As I've been pondering ways to improve the configurability of my work project across multiple deployments, OSGi has suggested itself as a potential solution. Primarily, I would like to allow other deployments to select the set of modules, and the implementations of these modules, that are placed into use in various production environments. Though I soon realized that our current Spring-based configuration mechanism is probably sufficient for managing this level of configurability; one merely needs to change the implementation classes that are defined in a XML file. And so OSGi might be too heavy weight of a solution. The main benefit of an OSGi solution, as I see it, is the ability to dynamically swap in and out these subsystems. But this dynamicism is not really necessary for my project, since deployments are fairly static once configured.
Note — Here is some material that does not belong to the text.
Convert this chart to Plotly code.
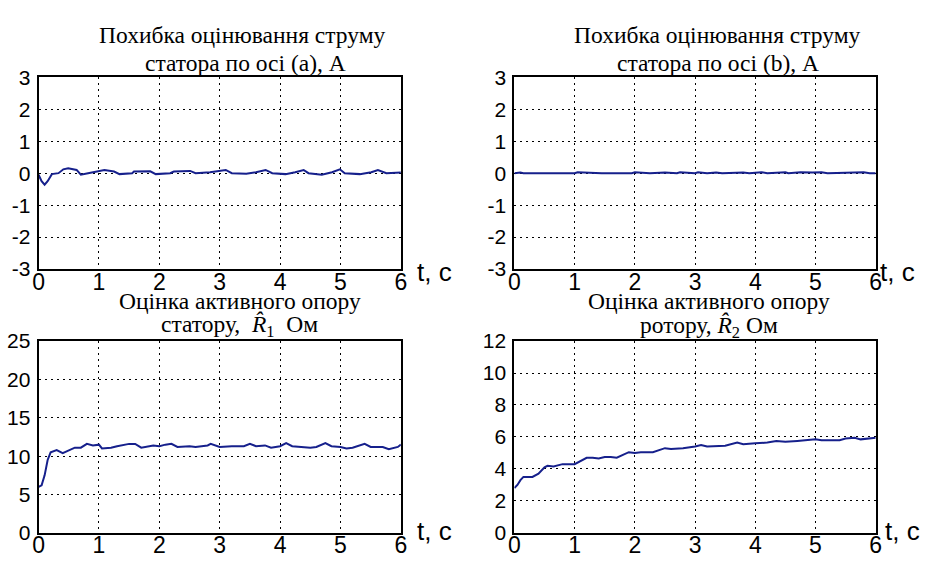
import plotly.graph_objects as go

# ---- data ----
t_a = [0, 0.05, 0.1, 0.15, 0.22, 0.33, 0.41, 0.49, 0.63, 0.7, 0.82, 0.98, 1.09, 1.25, 1.34,
       1.55, 1.58, 1.85, 1.94, 2.18, 2.24, 2.51, 2.6, 2.84, 3.1, 3.2, 3.44, 3.6, 3.76, 3.87,
       4.09, 4.25, 4.39, 4.47, 4.69, 4.86, 4.99, 5.07, 5.32, 5.51, 5.62, 5.76, 5.98, 6.0]
err_a = [-0.05, -0.25, -0.36, -0.25, -0.03, 0.0, 0.12, 0.15, 0.1, -0.05, 0.0, 0.07, 0.1, 0.05, -0.03,
         0.0, 0.05, 0.06, -0.03, 0.0, 0.05, 0.07, 0.0, 0.03, 0.1, 0.0, -0.02, 0.03, 0.1, 0.0,
         -0.03, 0.03, 0.1, 0.0, -0.05, 0.03, 0.12, 0.0, -0.03, 0.03, 0.1, 0.0, 0.02, 0.02]

t_b = [0, 0.1, 0.15, 0.7, 0.75, 1.0, 1.05, 1.2, 1.3, 1.45, 1.95, 2.0, 2.25, 2.5, 2.7, 2.75,
       3.0, 3.05, 3.2, 3.35, 3.45, 3.7, 3.8, 3.9, 4.1, 4.2, 4.5, 4.55, 4.75, 4.95, 5.1, 5.2, 5.8, 5.9, 6.0]
err_b = [0.0, 0.02, 0.0, 0.0, 0.02, 0.0, 0.03, 0.02, 0.03, 0.0, 0.0, 0.03, 0.0, 0.02, 0.0, 0.03,
         0.0, 0.03, 0.0, 0.02, 0.0, 0.03, 0.02, 0.0, 0.03, 0.0, 0.03, 0.0, 0.03, 0.02, 0.03, 0.0, 0.03, 0.0, 0.0]

t_r1 = [0, 0.05, 0.1, 0.15, 0.2, 0.3, 0.4, 0.5, 0.6, 0.7, 0.8, 0.9, 1.0, 1.05, 1.2, 1.3, 1.5, 1.6,
        1.7, 1.9, 2.0, 2.1, 2.2, 2.3, 2.5, 2.6, 2.8, 2.85, 3.0, 3.2, 3.4, 3.5, 3.6, 3.75, 3.85,
        4.0, 4.1, 4.2, 4.5, 4.6, 4.75, 4.85, 5.0, 5.1, 5.2, 5.4, 5.5, 5.7, 5.8, 5.95, 6.0]
r1_hat = [6.0, 6.2, 7.5, 9.5, 10.5, 10.8, 10.4, 10.8, 11.1, 11.1, 11.6, 11.4, 11.5, 11.0, 11.1, 11.3,
          11.6, 11.6, 11.1, 11.4, 11.3, 11.5, 11.6, 11.2, 11.3, 11.2, 11.4, 11.6, 11.2, 11.3, 11.3,
          11.6, 11.3, 11.4, 11.1, 11.3, 11.7, 11.3, 11.1, 11.2, 11.7, 11.3, 11.2, 11.0, 11.1, 11.6,
          11.2, 11.2, 10.9, 11.2, 11.5]

t_r2 = [0, 0.05, 0.1, 0.15, 0.3, 0.4, 0.5, 0.55, 0.65, 0.8, 1.0, 1.1, 1.2, 1.3, 1.4, 1.5, 1.6, 1.7,
        1.8, 1.9, 2.0, 2.1, 2.3, 2.4, 2.5, 2.6, 2.8, 3.0, 3.1, 3.2, 3.5, 3.7, 3.8, 4.0, 4.2, 4.35,
        4.5, 4.7, 4.85, 5.0, 5.1, 5.4, 5.5, 5.65, 5.75, 5.85, 6.0]
r2_hat = [2.8, 3.0, 3.3, 3.5, 3.5, 3.7, 4.1, 4.2, 4.15, 4.3, 4.3, 4.5, 4.7, 4.7, 4.65, 4.75, 4.75,
          4.7, 4.9, 5.05, 5.0, 5.05, 5.05, 5.2, 5.3, 5.25, 5.3, 5.4, 5.5, 5.4, 5.45, 5.65, 5.55,
          5.6, 5.65, 5.75, 5.7, 5.75, 5.8, 5.85, 5.8, 5.8, 5.9, 5.95, 5.85, 5.9, 5.95]

x_ticks = [0, 1, 2, 3, 4, 5, 6]
y_ticks_err = [-3, -2, -1, 0, 1, 2, 3]
y_labels_err = ["-3", "-2", "-1", "0", "1", "2", "3"]
y_ticks_r1 = [0, 5, 10, 15, 20, 25]
y_ticks_r2 = [0, 2, 4, 6, 8, 10, 12]

W, H = 936, 565
LINE = "#16208c"
SERIF = "Liberation Serif, Times New Roman, serif"
SANS = "Liberation Sans, Arial, sans-serif"

# panel pixel boxes (left, right, top, bottom)
boxes = [(33, 400, 68, 268), (515, 881, 68, 268), (33, 400, 343, 543), (515, 881, 343, 543)]
yticks = [(y_ticks_err, y_labels_err), (y_ticks_err, y_labels_err),
          (y_ticks_r1, [str(v) for v in y_ticks_r1]), (y_ticks_r2, [str(v) for v in y_ticks_r2])]
series = [(t_a, err_a), (t_b, err_b), (t_r1, r1_hat), (t_r2, r2_hat)]

fig = go.Figure()
layout = dict(width=W, height=H, margin=dict(l=0, r=0, t=0, b=0),
              paper_bgcolor="white", plot_bgcolor="white", showlegend=False)

for i, ((l, r, t, b), (tv, tt), (xs, ys)) in enumerate(zip(boxes, yticks, series)):
    n = "" if i == 0 else str(i + 1)
    fig.add_trace(go.Scatter(x=xs, y=ys, mode="lines", line=dict(color=LINE, width=2),
                             xaxis="x" + n, yaxis="y" + n))
    common = dict(showline=True, linecolor="black", linewidth=2, mirror=True,
                  showgrid=True, gridcolor="black", gridwidth=1.3, griddash="2px,4px",
                  zeroline=False, ticks="")
    layout["xaxis" + n] = dict(domain=[l / W, r / W], anchor="y" + n, range=[0, 6],
                               tickvals=x_ticks, tickfont=dict(family=SANS, size=23, color="black"),
                               ticklabelstandoff=-9, **common)
    layout["yaxis" + n] = dict(domain=[1 - b / H, 1 - t / H], anchor="x" + n, range=[tv[0], tv[-1]],
                               tickvals=tv, ticktext=tt,
                               tickfont=dict(family=SANS, size=21, color="black"),
                               ticklabelstandoff=2, **common)

fig.update_layout(**layout)

def ann(text, x, y, size, family=SERIF):
    fig.add_annotation(text=text, x=x / W, y=1 - y / H, xref="paper", yref="paper",
                       xanchor="center", yanchor="middle", showarrow=False,
                       font=dict(family=family, size=size, color="black"))

ann("Похибка оцінювання струму", 240, 24, 23.5)
ann("статора по осі (a), A", 243, 53, 23.5)
ann("Похибка оцінювання струму", 721, 24, 23.5)
ann("статора по осі (b), A", 721, 53, 23.5)
ann("Оцінка активного опору", 237, 301, 23.5)
ann("статору,  <i>R̂</i><sub>1</sub>  Ом", 237, 327, 23.5)
ann("Оцінка активного опору", 712, 301, 23.5)
ann("ротору, <i>R̂</i><sub>2</sub> Ом", 712, 328, 23.5)

for x, y in [(434, 271), (903, 271), (434, 541), (908, 541)]:
    ann("t, c", x, y, 26, SANS)

fig.write_html("out.html")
But then I thought to myself, how nice would it be to be able to replace modules during development without having to restart the application server? This is one of the larger time sinks developers face while developing web apps. In fact, it's enough of a problem that it spawned a commercial solution, JRebel (why I haven't tried this out already, is beyond me!). Shouldn't an OSGI app, if designed properly, be able to address this problem as well? If only a minimal skeleton of code is needed to bootstrap the app, and the majority of the code is comprised of OSGi bundles, then shouldn't we be able to dynamically update pieces of our running web app? I need to look into this further.
One other benefit of OSGi is the "runtime enforcement of module boundaries" [ref]. That's a very appealing feature, as well.
Since the Spring application framework now has OSGi support, it may not take too much to move to an OSGi-based design.